Please set down all the lines beneath this one exactly, without the pictures.

▶ _DATA PROVIDED_:

▽

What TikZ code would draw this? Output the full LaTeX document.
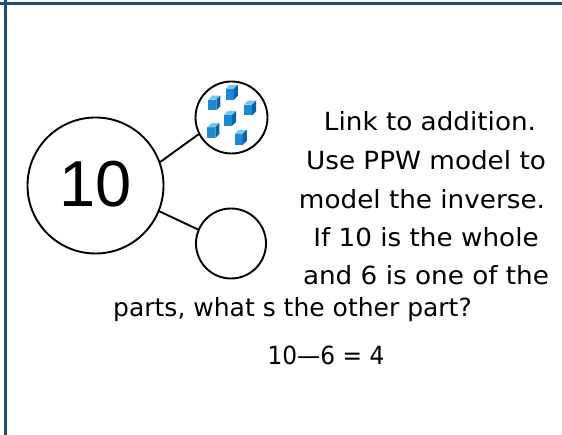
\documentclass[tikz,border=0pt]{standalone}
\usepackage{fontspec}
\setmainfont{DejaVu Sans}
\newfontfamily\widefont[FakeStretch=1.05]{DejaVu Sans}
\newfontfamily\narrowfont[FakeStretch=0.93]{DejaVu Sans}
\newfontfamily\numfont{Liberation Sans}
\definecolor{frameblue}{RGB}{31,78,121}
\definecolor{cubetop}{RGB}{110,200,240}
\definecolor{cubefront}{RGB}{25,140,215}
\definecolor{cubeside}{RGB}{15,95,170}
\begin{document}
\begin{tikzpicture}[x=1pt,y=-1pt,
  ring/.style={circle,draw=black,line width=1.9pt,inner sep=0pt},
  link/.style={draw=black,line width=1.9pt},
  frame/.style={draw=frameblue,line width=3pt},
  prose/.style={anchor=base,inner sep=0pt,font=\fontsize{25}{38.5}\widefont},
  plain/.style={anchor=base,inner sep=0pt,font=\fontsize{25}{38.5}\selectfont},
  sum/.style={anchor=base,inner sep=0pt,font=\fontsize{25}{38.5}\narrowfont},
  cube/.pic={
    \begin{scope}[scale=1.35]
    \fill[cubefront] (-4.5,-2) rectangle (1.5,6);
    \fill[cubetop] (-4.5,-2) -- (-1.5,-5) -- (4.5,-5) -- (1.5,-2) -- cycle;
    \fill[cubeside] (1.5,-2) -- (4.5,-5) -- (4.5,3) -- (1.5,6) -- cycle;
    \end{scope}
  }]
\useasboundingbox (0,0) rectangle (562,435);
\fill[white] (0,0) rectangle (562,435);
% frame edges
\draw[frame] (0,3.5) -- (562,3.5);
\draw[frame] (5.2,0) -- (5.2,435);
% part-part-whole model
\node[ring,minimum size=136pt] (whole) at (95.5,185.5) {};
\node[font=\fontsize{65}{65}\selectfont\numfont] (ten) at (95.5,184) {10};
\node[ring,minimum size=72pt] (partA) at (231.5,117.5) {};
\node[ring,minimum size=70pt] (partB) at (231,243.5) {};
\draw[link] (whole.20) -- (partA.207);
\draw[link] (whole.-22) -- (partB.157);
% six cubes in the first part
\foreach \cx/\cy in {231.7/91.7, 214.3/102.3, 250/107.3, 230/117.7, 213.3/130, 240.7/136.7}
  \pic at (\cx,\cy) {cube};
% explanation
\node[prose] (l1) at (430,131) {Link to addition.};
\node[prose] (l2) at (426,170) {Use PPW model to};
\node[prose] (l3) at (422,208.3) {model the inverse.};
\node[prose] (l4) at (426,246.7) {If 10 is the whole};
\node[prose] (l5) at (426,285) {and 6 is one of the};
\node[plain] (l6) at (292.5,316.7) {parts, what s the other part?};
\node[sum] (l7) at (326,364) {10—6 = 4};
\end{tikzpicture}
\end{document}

△

▶ _FINAL ANSWER_:
What TikZ code would draw this? Output the full LaTeX document.
\documentclass[tikz,border=0pt]{standalone}
\usepackage{fontspec}
\setmainfont{DejaVu Sans}
\newfontfamily\widefont[FakeStretch=1.05]{DejaVu Sans}
\newfontfamily\narrowfont[FakeStretch=0.93]{DejaVu Sans}
\newfontfamily\numfont{Liberation Sans}
\definecolor{frameblue}{RGB}{31,78,121}
\definecolor{cubetop}{RGB}{110,200,240}
\definecolor{cubefront}{RGB}{25,140,215}
\definecolor{cubeside}{RGB}{15,95,170}
\begin{document}
\begin{tikzpicture}[x=1pt,y=-1pt,
  ring/.style={circle,draw=black,line width=1.9pt,inner sep=0pt},
  link/.style={draw=black,line width=1.9pt},
  frame/.style={draw=frameblue,line width=3pt},
  prose/.style={anchor=base,inner sep=0pt,font=\fontsize{25}{38.5}\widefont},
  plain/.style={anchor=base,inner sep=0pt,font=\fontsize{25}{38.5}\selectfont},
  sum/.style={anchor=base,inner sep=0pt,font=\fontsize{25}{38.5}\narrowfont},
  cube/.pic={
    \begin{scope}[scale=1.35]
    \fill[cubefront] (-4.5,-2) rectangle (1.5,6);
    \fill[cubetop] (-4.5,-2) -- (-1.5,-5) -- (4.5,-5) -- (1.5,-2) -- cycle;
    \fill[cubeside] (1.5,-2) -- (4.5,-5) -- (4.5,3) -- (1.5,6) -- cycle;
    \end{scope}
  }]
\useasboundingbox (0,0) rectangle (562,435);
\fill[white] (0,0) rectangle (562,435);
% frame edges
\draw[frame] (0,3.5) -- (562,3.5);
\draw[frame] (5.2,0) -- (5.2,435);
% part-part-whole model
\node[ring,minimum size=136pt] (whole) at (95.5,185.5) {};
\node[font=\fontsize{65}{65}\selectfont\numfont] (ten) at (95.5,184) {10};
\node[ring,minimum size=72pt] (partA) at (231.5,117.5) {};
\node[ring,minimum size=70pt] (partB) at (231,243.5) {};
\draw[link] (whole.20) -- (partA.207);
\draw[link] (whole.-22) -- (partB.157);
% six cubes in the first part
\foreach \cx/\cy in {231.7/91.7, 214.3/102.3, 250/107.3, 230/117.7, 213.3/130, 240.7/136.7}
  \pic at (\cx,\cy) {cube};
% explanation
\node[prose] (l1) at (430,131) {Link to addition.};
\node[prose] (l2) at (426,170) {Use PPW model to};
\node[prose] (l3) at (422,208.3) {model the inverse.};
\node[prose] (l4) at (426,246.7) {If 10 is the whole};
\node[prose] (l5) at (426,285) {and 6 is one of the};
\node[plain] (l6) at (292.5,316.7) {parts, what s the other part?};
\node[sum] (l7) at (326,364) {10—6 = 4};
\end{tikzpicture}
\end{document}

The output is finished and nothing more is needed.